In all the Western industrial nations this week the prime concern was not with anything the Soviet Union is doing or might be planning to do, but with the sorry state of their economies and their political inabilities to do those things they all know they ought to be doing.
The biggest disappointment is that the American economy, which is important to all the others because of its size, is not showing signs of the brisk recovery promised by the Reagan administration since it took office.
All those who went to the big GATT trade talks in Geneva during the previous week had known that they should take firm action to head off a wave of new trade protectionism. But the delegates to the General Agreement on Tariffs and Trade trooped home last week knowing that they do not have the political power with their own respective legislatures to thaw out existing trade barriers or prevent the erecting of more.
History is clear on the subject. Trade distortions such as subsidies, quotas, tariffs, misuse of ''sanitary regulations'' - weaken the whole world trading community. The economic breakdown of the 1930s was accentuated by a vast wave of protectionism. The highest tariff act in United States' history - known as Smoot-Hawley for its congressional sponsors - was a major factor in converting a banking crisis and stock market crash into a true and long-lasting depression.
But politics enters in. Political pressure has already forced the United States to negotiate various restraints against imports of European steel and Japanese automobiles. The Economic Community subsidizes grain exports to the injury of US and Australian grain growers. President Reagan has held out against demands for more protectionism, but if unemployment remains at present levels into next year, pressure will inevitably mount. France has virtually shut out Japanese television video recorders by funneling them through a single customs post.
The burden of unemployment is heavy in all the industrial democracies except Japan, which alone enjoys a flexible wage system. The others are carrying some 30 million persons on unemployment rolls, a third of that total in the US.
The major Western countries have brought their inflation rates down to reasonable levels, but the price has been high unemployment. Not one of them has devised a politically acceptable means for stimulating business activity and hence employment without slipping back into high inflation.

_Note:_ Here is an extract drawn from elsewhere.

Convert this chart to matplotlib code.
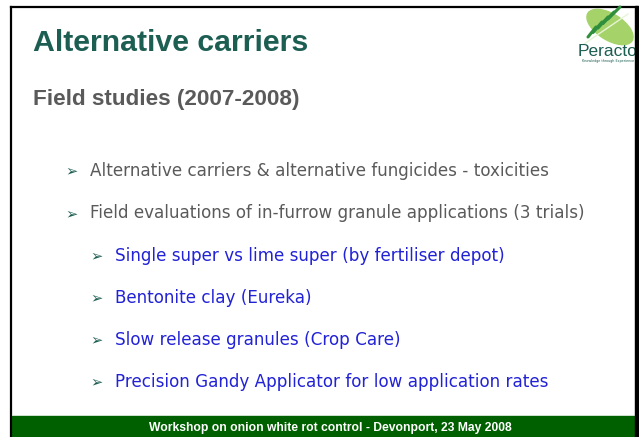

President Reagan proposed (and later backed off from) the idea of advancing the third round of his tax cuts in the hope that more tax relief for the upper income earners would stimulate the economy. The first two rounds have so far failed to do that and Congress showed little interest in hastening the third. Besides, more tax cutting would only reduce funds available for creating more jobs.
The West has long been smug about economic stagnation in the Soviet Union, but Western economies - although still far more productive - are also stagnating. In Washington the chairman of the Federal Reserve Board, Paul Volcker, admitted to a congressional committee recently that ''unambiguous evidence that the recovery is already under way is still absent.''
That is of course the reason the Fed has been easing up on the US money supply. It is also why President Reagan has been forced to agree to a federal tax, probably of 5 cents a gallon on gasoline, which will create more jobs through highway and mass transit construction. Congress will undoubtedly pass the measure and at a brisk pace. It can act quickly when visible votes might provide a few jobs.
Complicating the general Western problem is a huge load of external debt on several countries. President Reagan's first stop on his Latin American tour during the week was in Brazil, which has an external debt that now stands at $85 billion. Just the service of the debt taxes Brazilian resources. The same is true of Mexico with an $80 billion debt load. The best help Mr. Reagan could offer Brazil would be an economic recovery in the US, which would stimulate US purchases of Brazilian raw materials.
There are economists who are willing to predict US recovery during 1983, but optimism is restrained. Some think the turn in the economic tide may be later than 1983. Some think more trouble and perhaps real depression lie ahead. The main fact that disturbs everyone is that the Reagan theory of ''trickle-down'' economics is still not working.
The tax cuts of the first two Reagan years have not given a boost to the economy yet, unemployment is at a new high, more plant closings and layoffs are constantly in the news, and pre-Christmas price cutting is general and massive. The wage line has more or less held steady except in cases where workers have accepted cuts to keep a factory or mill from closing. But the very inflexibility of the wage structure in both the US and Western Europe is considered one of the reasons for the lag in recovery and the high levels of unemployment.
Meanwhile, the new regime in Moscow was settling in. There was continuing speculation about the possibility of Soviet withdrawal from Afghanistan and cutbacks in Soviet aid to Vietnam. But there was nothing firm yet on either of these two points of prime interest to China and India. The main change in the East-West story was release of some Solidarity internees in Poland and continued hints of an end to martial law by Christmas.